[Figure scripts]
----

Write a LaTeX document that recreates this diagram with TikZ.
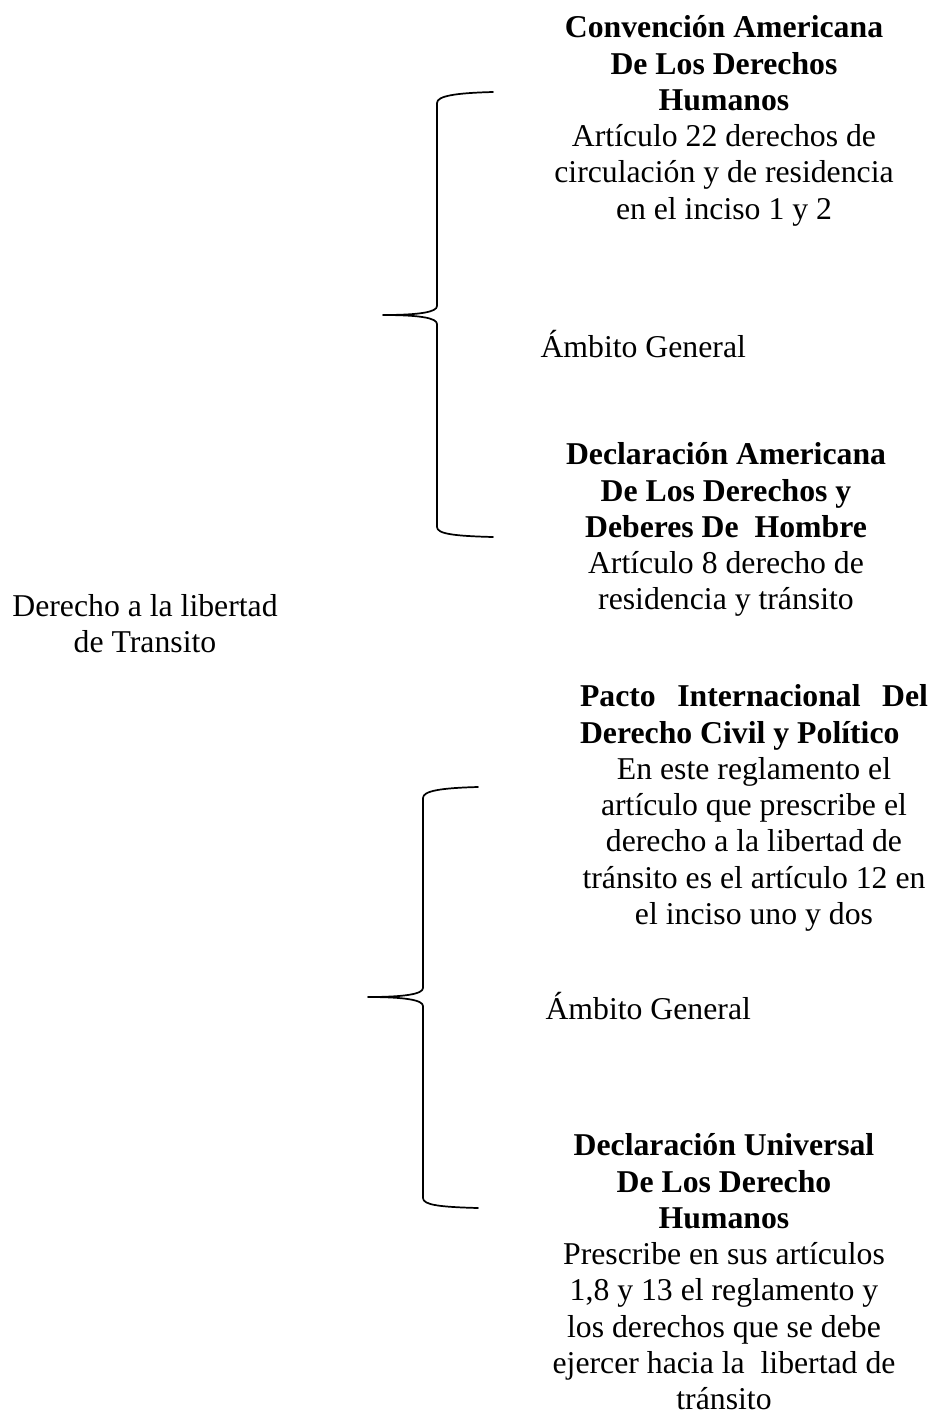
\documentclass[tikz,border=0pt]{standalone}
\usepackage{fontspec}
\setmainfont{Liberation Serif}
\newcommand{\fl}{\rule{0pt}{12pt}}
\newlength{\pw}
\setlength{\pw}{131.5pt}
\begin{document}
\begin{tikzpicture}[x=0.378pt,y=-0.378pt,
  txt/.style={font=\fontsize{12}{13.72}\selectfont, inner sep=0pt, align=center, anchor=north},
  lbl/.style={font=\fontsize{12}{13.72}\selectfont, inner sep=0pt, anchor=base west},
  bracestyle/.style={line width=0.65pt, line join=round, line cap=round}]
\useasboundingbox (0,0) rectangle (933,1416);

% texts
\node[txt] (conv) at (724,5.5) {\fl\textbf{Convención Americana}\\ \textbf{De Los Derechos}\\ \textbf{Humanos}\\ Artículo 22 derechos de\\ circulación y de residencia\\ en el inciso 1 y 2};
\node[lbl] (amb1) at (540,357.5) {Ámbito General};
\node[txt] (decl) at (726,432.5) {\fl\textbf{Declaración Americana}\\ \textbf{De Los Derechos y}\\ \textbf{Deberes De\ \ Hombre}\hspace*{4pt}\\ Artículo 8 derecho de\\ residencia y tránsito};
\node[txt] (main) at (145,584) {\fl Derecho a la libertad\\ de Transito};
\node[txt] (pacto) at (754,674.5) {\fl\makebox[\pw][s]{\bfseries Pacto Internacional Del}\\ \makebox[\pw][l]{\bfseries Derecho Civil y Político}\\ En este reglamento el\\ artículo que prescribe el\\ derecho a la libertad de\\ tránsito es el artículo 12 en\\ el inciso uno y dos};
\node[lbl] (amb2) at (545,1019.5) {Ámbito General};
\node[txt] (univ) at (724,1123.5) {\fl\textbf{Declaración Universal}\\ \textbf{De Los Derecho}\\ \textbf{Humanos}\\ Prescribe en sus artículos\\ 1,8 y 13 el reglamento y\\ los derechos que se debe\\ ejercer hacia la\ \ libertad de\\ tránsito};

% brace 1
\coordinate (b1t) at (493,92);
\coordinate (b1m) at (383,315);
\coordinate (b1b) at (493,537);
\draw[bracestyle] (b1t) .. controls (455,93) and (437,96) .. (437,103)
  -- (437,306) .. controls (437,312) and (420,315) .. (b1m)
  .. controls (420,315) and (437,318) .. (437,324)
  -- (437,527) .. controls (437,534) and (455,536) .. (b1b);

% brace 2
\coordinate (b2t) at (478,787);
\coordinate (b2m) at (368,997);
\coordinate (b2b) at (478,1208);
\draw[bracestyle] (b2t) .. controls (440,788) and (423,791) .. (423,798)
  -- (423,988) .. controls (423,994) and (405,997) .. (b2m)
  .. controls (405,997) and (423,1000) .. (423,1006)
  -- (423,1198) .. controls (423,1205) and (440,1207) .. (b2b);
\end{tikzpicture}
\end{document}
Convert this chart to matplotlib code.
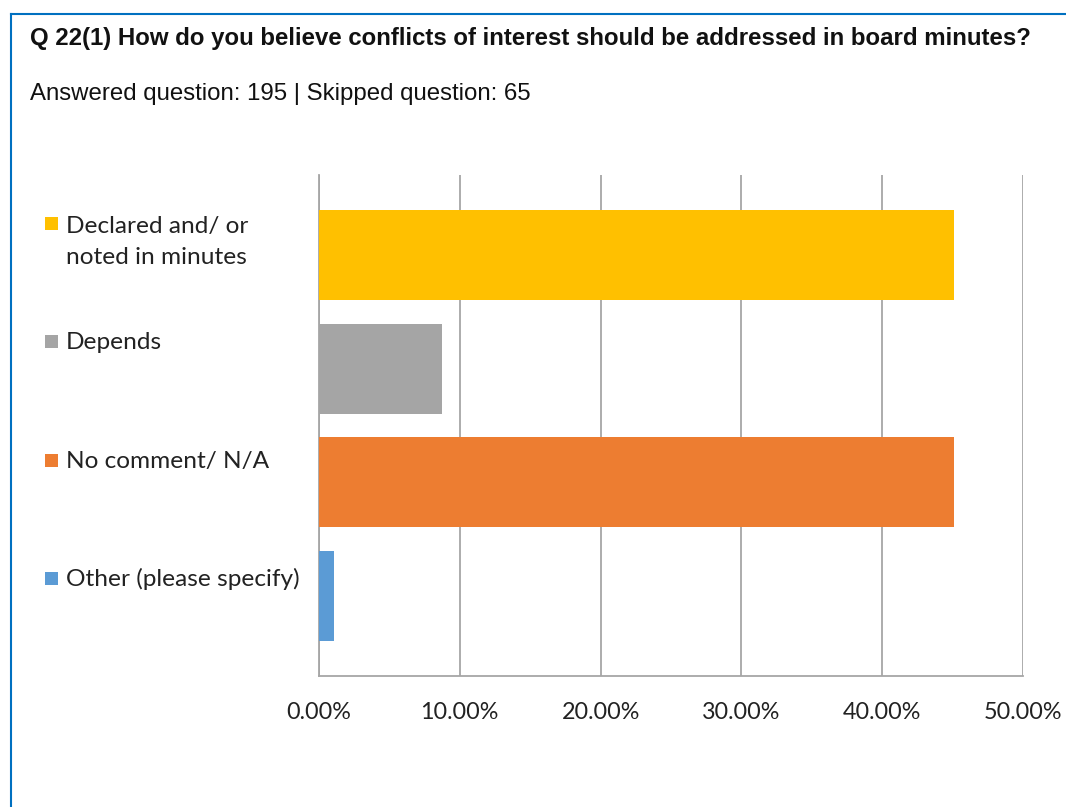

----

◆ WRITTEN INSTRUCTION ◆
Reproduce each entry precisely, dropping only the pictures.

◆ EXPECTED ANSWER ◆
Write a LaTeX document that recreates this diagram with TikZ.
\documentclass[tikz,border=0pt]{standalone}
\usepackage{fontspec}
\setmainfont{Liberation Serif}
\newcommand{\fl}{\rule{0pt}{12pt}}
\newlength{\pw}
\setlength{\pw}{131.5pt}
\begin{document}
\begin{tikzpicture}[x=0.378pt,y=-0.378pt,
  txt/.style={font=\fontsize{12}{13.72}\selectfont, inner sep=0pt, align=center, anchor=north},
  lbl/.style={font=\fontsize{12}{13.72}\selectfont, inner sep=0pt, anchor=base west},
  bracestyle/.style={line width=0.65pt, line join=round, line cap=round}]
\useasboundingbox (0,0) rectangle (933,1416);

% texts
\node[txt] (conv) at (724,5.5) {\fl\textbf{Convención Americana}\\ \textbf{De Los Derechos}\\ \textbf{Humanos}\\ Artículo 22 derechos de\\ circulación y de residencia\\ en el inciso 1 y 2};
\node[lbl] (amb1) at (540,357.5) {Ámbito General};
\node[txt] (decl) at (726,432.5) {\fl\textbf{Declaración Americana}\\ \textbf{De Los Derechos y}\\ \textbf{Deberes De\ \ Hombre}\hspace*{4pt}\\ Artículo 8 derecho de\\ residencia y tránsito};
\node[txt] (main) at (145,584) {\fl Derecho a la libertad\\ de Transito};
\node[txt] (pacto) at (754,674.5) {\fl\makebox[\pw][s]{\bfseries Pacto Internacional Del}\\ \makebox[\pw][l]{\bfseries Derecho Civil y Político}\\ En este reglamento el\\ artículo que prescribe el\\ derecho a la libertad de\\ tránsito es el artículo 12 en\\ el inciso uno y dos};
\node[lbl] (amb2) at (545,1019.5) {Ámbito General};
\node[txt] (univ) at (724,1123.5) {\fl\textbf{Declaración Universal}\\ \textbf{De Los Derecho}\\ \textbf{Humanos}\\ Prescribe en sus artículos\\ 1,8 y 13 el reglamento y\\ los derechos que se debe\\ ejercer hacia la\ \ libertad de\\ tránsito};

% brace 1
\coordinate (b1t) at (493,92);
\coordinate (b1m) at (383,315);
\coordinate (b1b) at (493,537);
\draw[bracestyle] (b1t) .. controls (455,93) and (437,96) .. (437,103)
  -- (437,306) .. controls (437,312) and (420,315) .. (b1m)
  .. controls (420,315) and (437,318) .. (437,324)
  -- (437,527) .. controls (437,534) and (455,536) .. (b1b);

% brace 2
\coordinate (b2t) at (478,787);
\coordinate (b2m) at (368,997);
\coordinate (b2b) at (478,1208);
\draw[bracestyle] (b2t) .. controls (440,788) and (423,791) .. (423,798)
  -- (423,988) .. controls (423,994) and (405,997) .. (b2m)
  .. controls (405,997) and (423,1000) .. (423,1006)
  -- (423,1198) .. controls (423,1205) and (440,1207) .. (b2b);
\end{tikzpicture}
\end{document}
Convert this chart to matplotlib code.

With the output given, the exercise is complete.